3. The other end of Kjeldahl's trap is attached to the top of a condenser which is securely clamped to hold it in place.

4. A delivery tube is connected to the condenser.

5. A conical flask containing a known amount of solution to trap the gas is placed on a lab jack and positioned so that the delivery tube is below the level of the solution to ensure all the gas is captured.

Distillation

The specifics for carrying out the distillation will depend on the reaction being carried out, and the procedure below will need to be adapted for the the specific reaction. The procedure below assumes an acid-digest with base being added to liberate ammonia gas.

1. Ensure that the Kjeldahl flask has sufficient volume for the reaction and that the acid solution has been sufficiently diluted and mixed well so that when the base is added the acid and base solutions mix and don't form a phase separation.

2. With the tap closed, add some of the base solution to the dropping funnel. This may need to be topped up during the reaction, depending on the volumes and size of dropping funnel.

3. Check the receiving conical flask contains an accurately measured amount of acid to trap any liberated ammonia, and that the delivery tube is below the level of the liquid. As the distillation proceeds, the pressure inside the distillation will change, and this causes the liquid to be sucked up the deliver tube. The amount of water that can be sucked into the distillation is limited by the depth the delivery tube is placed below the surface of the solution. If sufficient solution is present, it is possible for liquid to be sucked back over into the Kjeldahl flask, which means the reaction is no longer quantifiable. As the distillation progresses, the volume of water in this flask will increase, so it is nescessary to lower the lab jack to keep the delivery tube within the solution, but to limit the volume that could be drawn up into the delivery tube and condenser.

4. Slowly start the addition of base into the Kjeldahl flask. Initially the acid will be neutralised and then with the excess base, become alkaline. The neutralisation process generates a lot of heat and the solution will warm up and begin to boil. It is worth leaving a small amount of base in the dropping funnel to form a seal and prevent accidentally leaving the dropping funnel tap open which would allow ammonia gas to escape, rather than being captured.

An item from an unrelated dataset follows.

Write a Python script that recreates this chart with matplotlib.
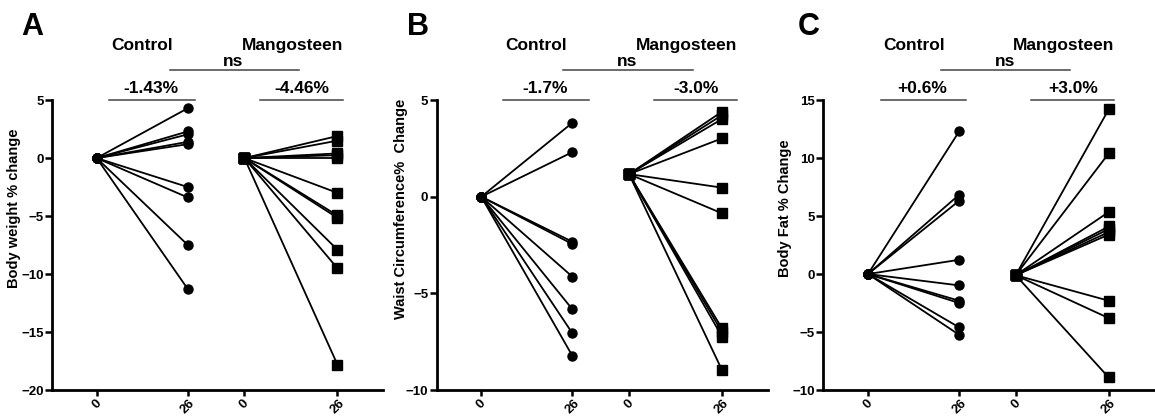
import matplotlib.pyplot as plt
from matplotlib.transforms import blended_transform_factory

plt.rcParams['font.family'] = ['Liberation Sans', 'DejaVu Sans']
plt.rcParams['font.weight'] = 'bold'

# week labels on the x axis
weeks = ['0', '26', '0', '26']

# panel A: body weight % change at week 26 (all start at 0)
bw_control_start = 0.0
bw_control = [4.3, 2.3, 2.05, 1.4, 1.2, -2.5, -3.4, -7.5, -11.3]
bw_mango_start = 0.0
bw_mango = [1.9, 1.5, 0.4, 0.25, 0.0, -3.0, -4.95, -5.15, -7.9, -9.5, -17.8]

# panel B: waist circumference % change
wc_control_start = 0.0
wc_control = [3.83, 2.31, -2.33, -2.45, -4.14, -5.83, -7.07, -8.24]
wc_mango_start = 1.17
wc_mango = [4.4, 4.22, 4.02, 3.02, 0.47, -0.86, -6.81, -7.0, -7.24, -8.97]

# panel C: body fat % change
bf_control_start = 0.0
bf_control = [12.3, 6.84, 6.32, 1.23, -0.98, -2.3, -2.5, -4.6, -5.24]
bf_mango_start = -0.1
bf_mango = [14.2, 10.4, 5.35, 4.1, 3.88, 3.62, 3.4, -2.3, -3.8, -8.92]

panels = [
    ('A', 'Body weight % change', bw_control_start, bw_control, bw_mango_start, bw_mango,
     ['-1.43%', '-4.46%'], (-20, 5), [5, 0, -5, -10, -15, -20]),
    ('B', 'Waist Circumference%  Change', wc_control_start, wc_control, wc_mango_start, wc_mango,
     ['-1.7%', '-3.0%'], (-10, 5), [5, 0, -5, -10]),
    ('C', 'Body Fat % Change', bf_control_start, bf_control, bf_mango_start, bf_mango,
     ['+0.6%', '+3.0%'], (-10, 15), [15, 10, 5, 0, -5, -10]),
]

# layout
xpos = [0, 1, 1.62, 2.64]
lefts = [0.045, 0.378, 0.7128]
shift = [0.0, 0.1, 0.0]
letter_x = [0.028, 0.362, 0.700]
ylab_x = [0.0185, 0.353, 0.686]

fig = plt.figure(figsize=(11.55, 4.17), dpi=100)

for i, (letter, ylabel, c0, c26, m0, m26, pct, ylim, yticks) in enumerate(panels):
    ax = fig.add_axes([lefts[i], 0.0647, 0.2866, 0.6953])

    for v in c26:
        ax.plot([xpos[0], xpos[1]], [c0, v], color='black', lw=1.3,
                marker='o', ms=6.5, clip_on=False, zorder=3)
    for v in m26:
        ax.plot([xpos[2], xpos[3]], [m0, v], color='black', lw=1.3,
                marker='s', ms=6.5, clip_on=False, zorder=3)

    ax.set_xlim(-0.49, 3.14)
    ax.set_ylim(*ylim)
    ax.set_yticks(yticks)
    ax.set_xticks(xpos)
    ax.set_xticklabels(weeks, rotation=45, ha='center', va='top', fontsize=9.5, fontweight='bold')
    ax.tick_params(axis='y', labelsize=9.5, width=1.8, length=5, pad=1)
    ax.tick_params(axis='x', width=1.8, length=4, pad=1)
    for lab in ax.get_yticklabels():
        lab.set_fontweight('bold')
    for s in ['top', 'right']:
        ax.spines[s].set_visible(False)
    for s in ['left', 'bottom']:
        ax.spines[s].set_linewidth(2)
    ax.set_ylabel(ylabel, fontsize=10.5, fontweight='bold')
    ax.yaxis.set_label_coords(ylab_x[i], 0.5, transform=fig.transFigure)

    tr = blended_transform_factory(ax.transData, fig.transFigure)
    d = shift[i]
    ax.text(0.5 + d, 0.892, 'Control', transform=tr, ha='center', va='center', fontsize=12.5, fontweight='bold')
    ax.text(2.15 + d, 0.892, 'Mangosteen', transform=tr, ha='center', va='center', fontsize=12.5, fontweight='bold')
    ax.text(1.5 + d, 0.853, 'ns', transform=tr, ha='center', va='center', fontsize=12.5, fontweight='bold')
    ax.plot([0.8 + d, 2.22 + d], [0.832, 0.832], transform=tr, color='#444444', lw=1.1, clip_on=False)
    ax.text(0.6 + d, 0.787, pct[0], transform=tr, ha='center', va='center', fontsize=12.5, fontweight='bold')
    ax.plot([0.14 + d, 1.08 + d], [0.760, 0.760], transform=tr, color='#444444', lw=1.1, clip_on=False)
    ax.text(2.25 + d, 0.787, pct[1], transform=tr, ha='center', va='center', fontsize=12.5, fontweight='bold')
    ax.plot([1.79 + d, 2.7 + d], [0.760, 0.760], transform=tr, color='#444444', lw=1.1, clip_on=False)

    fig.text(letter_x[i], 0.935, letter, ha='center', va='center', fontsize=22, fontweight='bold')

fig.savefig('out.png', dpi=100)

5. Once the addition of base is complete, the Kjeldahl flask is heated wiht a moderate Bunsen flame in order to ensure that all gas produced is driven across. Water will distill across which ensures that any gas is washed into the collection flask.

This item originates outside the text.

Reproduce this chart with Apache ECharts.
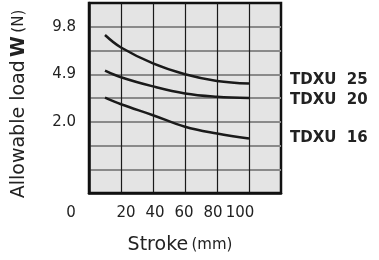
<!DOCTYPE html>
<html>
<head>
<meta charset="utf-8">
<script src="https://cdn.jsdelivr.net/npm/echarts@6/dist/echarts.min.js"></script>
<style>
html,body{margin:0;padding:0;background:#fff;}
#chart{width:379px;height:260px;}
</style>
</head>
<body>
<div id="chart"></div>
<script>
var strokes=[10,20,40,60,80,100];
var loadTDXU25=[8.95,7.66,6.02,4.9,4.49,4.33];
var loadTDXU20=[5.28,4.72,4.16,3.73,3.53,3.45];
var loadTDXU16=[3.47,3.07,2.4,1.86,1.67,1.53];
var seriesNames=["TDXU  25","TDXU  20","TDXU  16"];
var xTicks=[0,20,40,60,80,100];
// the load axis is not linear: each labelled value sits on a fixed grid row
var yKnots=[0,2.0,4.9,9.8];
var yRows=[0,3,5,7];

function toRow(n){
	for(var i=1;i<yKnots.length;i++){
		if(n<=yKnots[i]||i==yKnots.length-1){
			var a=yKnots[i-1],b=yKnots[i];
			return yRows[i-1]+(n-a)/(b-a)*(yRows[i]-yRows[i-1]);
		}
	}
}
function pairs(vals){
	var r=[];
	for(var i=0;i<strokes.length;i++){
		r[r.length]=[strokes[i],toRow(vals[i])];
	}
	return r;
}

var font="DejaVu Sans";
var labelShift={0:-18,20:5,40:2,60:-1,80:-4,100:-9};
var xRich={};
for(var k in labelShift){
	var d=labelShift[k];
	xRich["x"+k]={fontFamily:font,fontSize:15,color:"#222",padding:d<0?[0,-2*d,0,0]:[0,0,0,2*d]};
}

var lineStyle={color:"#1a1a1a",width:2.5};
var allLoads=[loadTDXU25,loadTDXU20,loadTDXU16];
var endOffsets=[[0,-3],[0,2],[0,0]];
var series=[];
for(var i=0;i<allLoads.length;i++){
	series[series.length]={
		name:seriesNames[i],
		type:"line",
		smooth:0.4,
		symbol:"none",
		data:pairs(allLoads[i]),
		lineStyle:lineStyle,
		endLabel:{show:true,formatter:"{a}",distance:41,offset:endOffsets[i],fontFamily:font,fontSize:15,fontWeight:"bold",color:"#222"}
	};
}

var chart=echarts.init(document.getElementById("chart"));
chart.setOption({
	animation:false,
	grid:{left:89,top:3,width:192,height:192,show:true,backgroundColor:"#e4e4e4",borderColor:"#111",borderWidth:2.5},
	xAxis:{
		type:"value",min:0,max:120,interval:20,
		axisLine:{show:true,lineStyle:{color:"#111",width:2.5}},
		axisTick:{show:false},
		splitLine:{show:true,showMinLine:false,showMaxLine:false,lineStyle:{color:"#1a1a1a",width:1.2}},
		axisLabel:{
			margin:13,
			formatter:function(v){
				if(xTicks.indexOf(v)<0){
					return "";
				}
				return "{x"+v+"|"+v+"}";
			},
			rich:xRich
		},
		name:"{a|Stroke} {b|(mm)}",
		nameLocation:"middle",
		nameGap:43,
		nameTextStyle:{
			rich:{
				a:{fontFamily:font,fontSize:19,color:"#222"},
				b:{fontFamily:font,fontSize:15,color:"#222"}
			},
			padding:[0,10,0,0]
		}
	},
	yAxis:{
		type:"value",min:0,max:8,interval:1,
		axisLine:{show:true,lineStyle:{color:"#111",width:2.5}},
		axisTick:{show:false},
		splitLine:{show:true,showMinLine:false,showMaxLine:false,lineStyle:{color:"#8a8a8a",width:2}},
		axisLabel:{
			margin:13,fontFamily:font,fontSize:15,color:"#222",
			formatter:function(v){
				var i=yRows.indexOf(v);
				return i>0?yKnots[i].toFixed(1):"";
			}
		},
		name:"{a|Allowable load} {b|W} {c|(N)}",
		nameLocation:"middle",
		nameRotate:90,
		nameGap:60,
		nameTextStyle:{
			padding:[0,12,0,0],
			rich:{
				a:{fontFamily:font,fontSize:19,color:"#222"},
				b:{fontFamily:font,fontSize:19,fontWeight:"bold",color:"#222"},
				c:{fontFamily:font,fontSize:15,color:"#222"}
			}
		}
	},
	series:series
});
</script>
</body>
</html>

6. Once the distillation is deemed to be complete, lower the lab jack to remove the collection flask and turn off the Bunsen. Allow the apparatus to cool.

Quantification

The collected solution can be titrated to determine the remaining amount of acid in the flask and compared with the starting amount to determine how much gas was collected from the distillation. There are a number of options for carrying out the distillation:

• Titrating the whole amount

• Making up the solution to a known quantity in a volutmetric flask and titrating a portion.